A literatura e a mãe da justiça

Antonio Candido, teórico dos estudos literários brasileiros, possui uma extensa produção crítica que buscou compreender o Brasil e o comportamento social através das representações ficcionais literárias. Candido, em uma de suas inúmeras publicações, indagou se teria a literatura uma função de conhecimento do mundo e do ser. Este texto partirá desta dúvida, mas não buscará respondê-la de forma categórica, tampouco inquestionável; servirá, entretanto, como um acréscimo provocativo para qualquer leitor que possa não acreditar na formação do ser pela narrativa e pela fabulação.

Em 1955, Ariano Suassuna publicou um texto dramático chamado “Auto da Compadecida”. O texto traz, desde o título, forte influência da literatura medieval ibérica usada para moralizar costumes a partir do cômico e da relação entre o que era considerado sagrado e profano à época: o auto. Portanto, pode-se presumir dois pontos basilares sobre a obra de Suassuna: a comicidade e a busca pela moralização do homem. Tal busca torna-se ainda mais evidente quando os leitores são apresentados a personagens que, no clímax da história, se tornam réus de um julgamento pós-morte a partir das condutas humanas que tiveram em vida.

Em 2000, Guel Arraes dirigiu uma adaptação da obra para o cinema. Nela, personagens como Chicó e João Grilo tomaram forma, ganharam cores e ocuparam o imaginário popular brasileiro. Grilo, um personagem descarado e malandro, inventava histórias e enganava os mais ricos para garantir sua sobrevivência, uma vez que o cenário da obra de Suassuna era o sertão nordestino, imerso na seca e na fome. Graças a esse tipo de comportamento, foi acusado pelo Diabo e sua pena deveria ser ir ao inferno. Manuel, juiz naquele momento, sente-se quase obrigado a aceitar a proposta, quando Grilo evoca aquela chamada de “a mãe da justiça”: a Compadecida. Ao final, Grilo ganha o direito de voltar à forma carnal para ter uma nova chance de não cometer os mesmos pecados.

Assim, é evidente perceber o caráter religioso para a moralização social do homem na obra de Suassuna.
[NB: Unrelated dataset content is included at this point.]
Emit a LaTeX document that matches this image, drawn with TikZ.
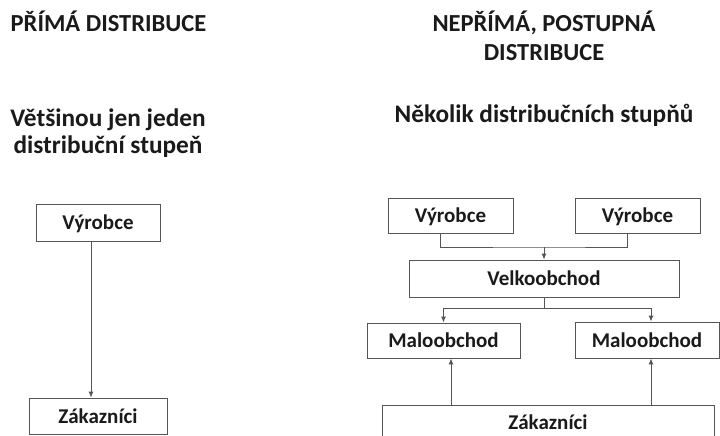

Mas, além disso, é importante apontar que a literatura tem um forte papel para o conhecimento do mundo e do ser: a justiça, simbolizada pelas figuras cristãs, deve ser um direito a todo cidadão brasileiro e Suassuna nos mostra, por meio do riso, que, acima de tudo, cada particularidade deve ser discutida, analisada e refletida para que a balança da justiça esteja sempre alinhada em nome da igualdade e da imparcialidade.